HAProxy is essentially the entry-point for most of the services I run. Its logs are sent to a central rsyslog container on a volume that's accessible by the GoAccess container for parsing. I found most of the configs here.
    log         /dev/log local2 # Log to local syslog, which sends a copy to a
                                # remote rsyslog container.

frontend main
    capture request header Referer len 128
    capture request header User-Agent len 128

    log-format %si:%sp\ %ci\ [%t]\ \"%r\"\ %ST\ %B\ "%hr"
    # %si - your server ip - very useful if you have multiple application
    # %sp - your server port
    # %ci - user ip
    # %t  - datetime in haproxy format
    # %r  - request
    # %ST - status code
    # %B  - data reponse length
    # %hr - captured headers separated by "|" (Referer|User-Agent)
# Send haproxy logs to its own file
local2.*    -/var/opt/log/haproxy/haproxy.log

# Receive messages from remote host via UDP
time-format %H:%M:%S

date-format %d/%b/%Y

log-format %^ %^ %^ %^ %h [%d:%t.%^] "%r" %s %b "{%R|%u}"

# %^ - skipped token
# %h - user ip
# %d - date-format
# %t - time-format
# %r - request e.g.

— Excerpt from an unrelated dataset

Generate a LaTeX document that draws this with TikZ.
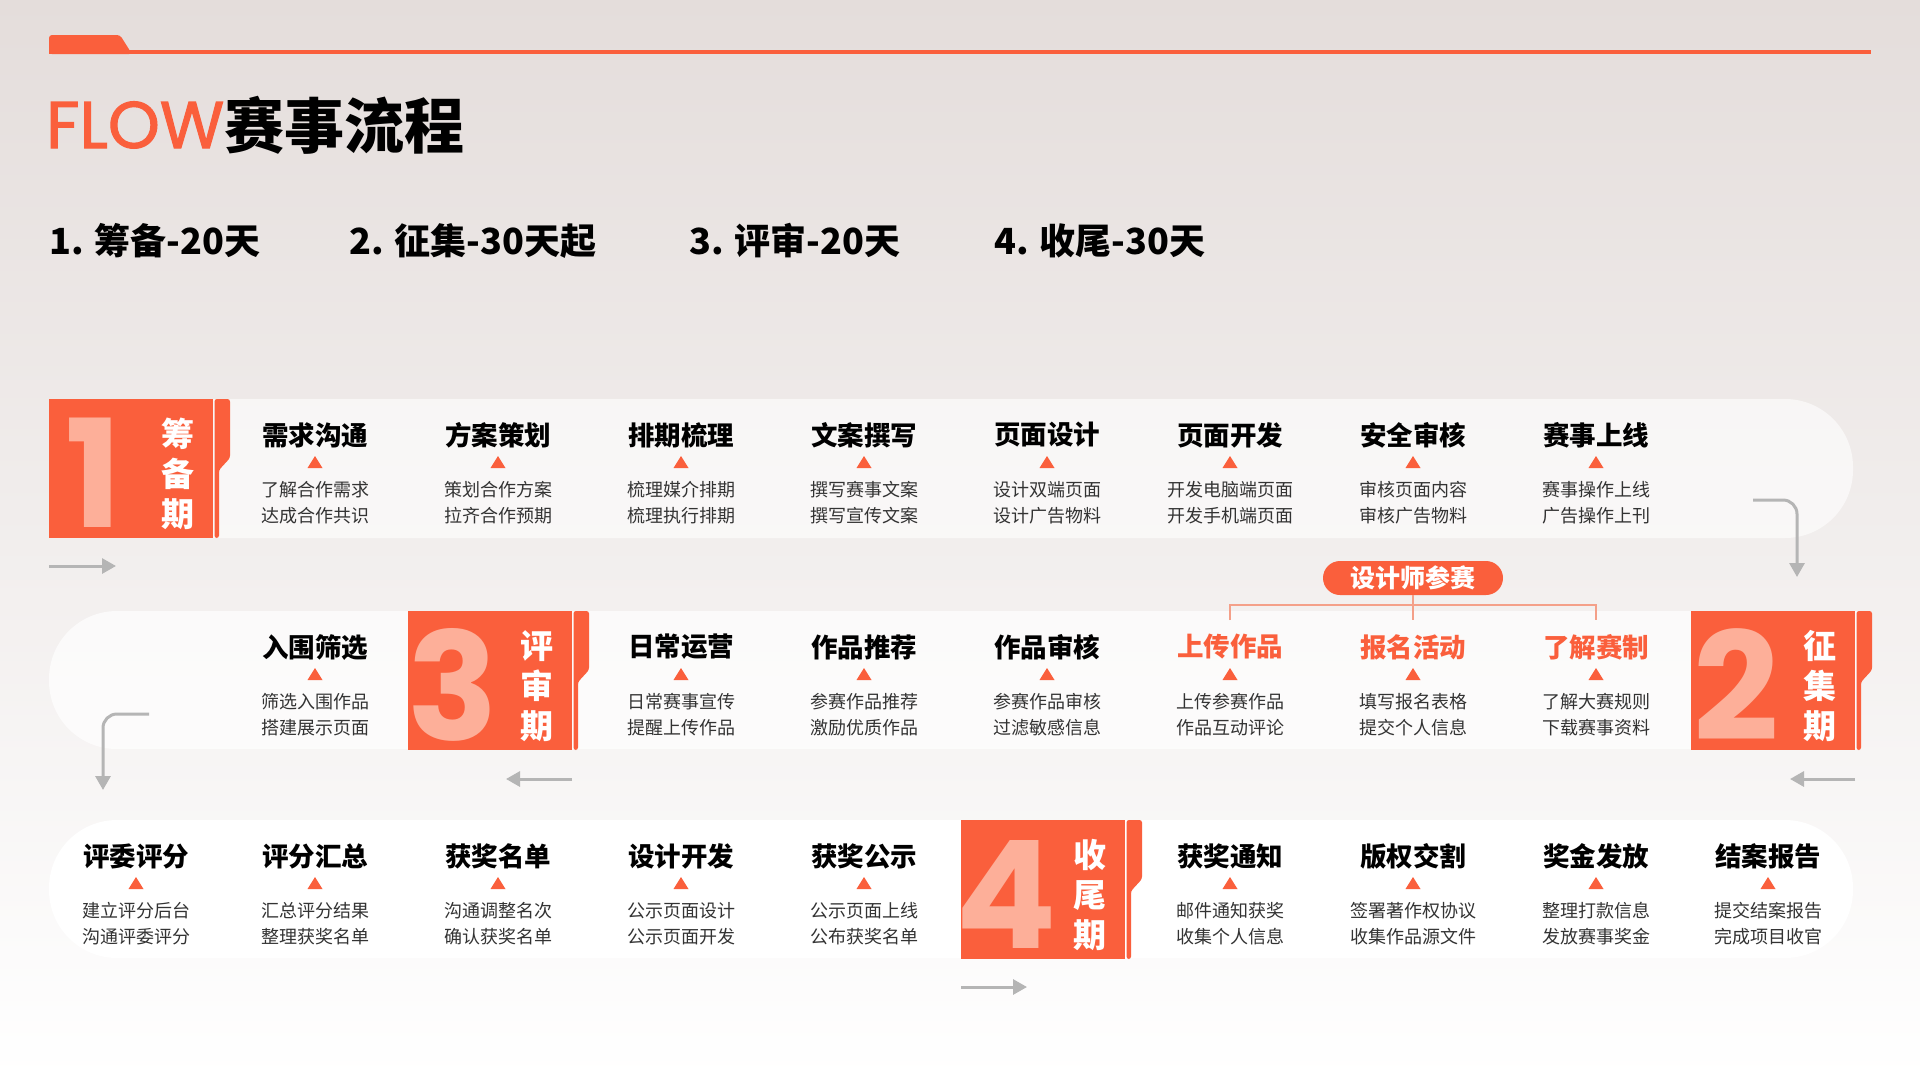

GET /something
# %s - server status code
# %b - data response length
# %R - referer - very important if you want to know where your users come from
# %u - user agent

# There is so many skipped tokens because my haproxy put some extra information in every line or rsyslog(?)
# Sample line:
# Mar 22 09:09:06 server haproxy[PID]: [22/Mar/2016:09:08:56.989] "POST /UIDL/?v-uiId=0 HTTP/1.1" 200 334 "{https://www.referer.com/|Mozilla/5.0 (Linux; Android 4.4.4; GT-I9060I Build/KTU84P) AppleWebKit/537.36 (KHTML, like Gecko) Chrome/47.0.2526.83 Mobile Saf}"

Now I can look at all crawler traffic from the terminal. Yay.

GoAccess Screenshot

I might enable the web version at a later date. Still undecided at the moment.